The program was.... earth-shattering. It was immense. I was in tears for half of it, because the music was so beautiful and indescribable and... just, wow. By the end, I was trembling with the enormity of it all. Now, anybody who really knows me also knows that music rarely (if ever!) touches me this way. That's one of the reasons why I don't study music full-time - I simply don't feel it in me the way other people do. Not only did it move me to tears (especially the piece Ondine by Ravel), but he was especially moved by Le Gibet, also by Ravel. It was astounding to me to see an instrumentalist so absolutely into his own music. I had never seen that before and it was very, very refreshing.

After the concert, I couldn't even move. I could barely breathe. I managed to stumble out into the hallway outside the concert hall to sit on the couch, but that was pretty much it. Dr.

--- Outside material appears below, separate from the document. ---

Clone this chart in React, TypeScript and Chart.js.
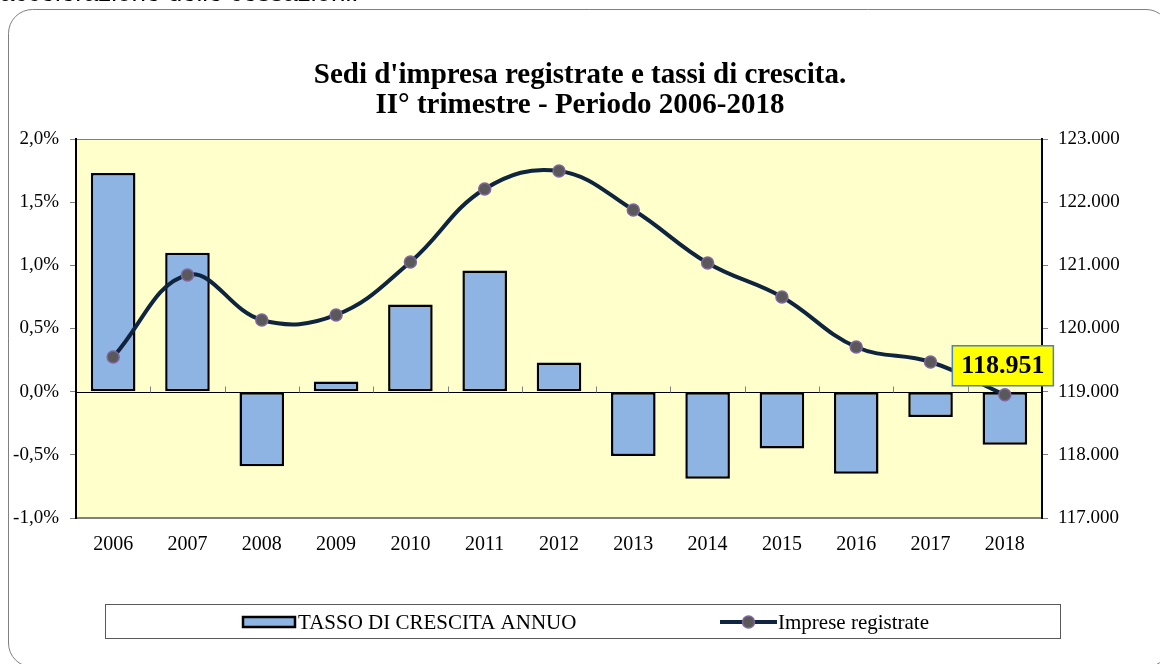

A. came out to talk to me about it and after noting my shellshocked state, he suggested that I speak to the artist himself, as everyone else in the audience was doing. I stammered about how I just couldn't, because I was babbling anyway and I would babble more if I spoke to him.

A little while later, I was still trying to will my limbs into movement, and Dr. A. led Benjamin Moser out to talk to me. We spoke for a while, and he was very nice, then he mentioned that he would be playing at the Kennedy Center in Washington DC and if I would accept his email address, then I could just email him to let him know whether or not I would like a free ticket.

To make a long story short, Dr. A. managed (through his various connections) to get a few other students tickets so it's not just me making the drive to DC, and we'll be heading up on Monday to see him. Benjamin and I have been in fairly constant communication since he left Staunton, and we'll be attending the reception after the concert and then going out for coffee afterwards.

Me? Excited? Nah. I'm on Cloud-fucking-NINE.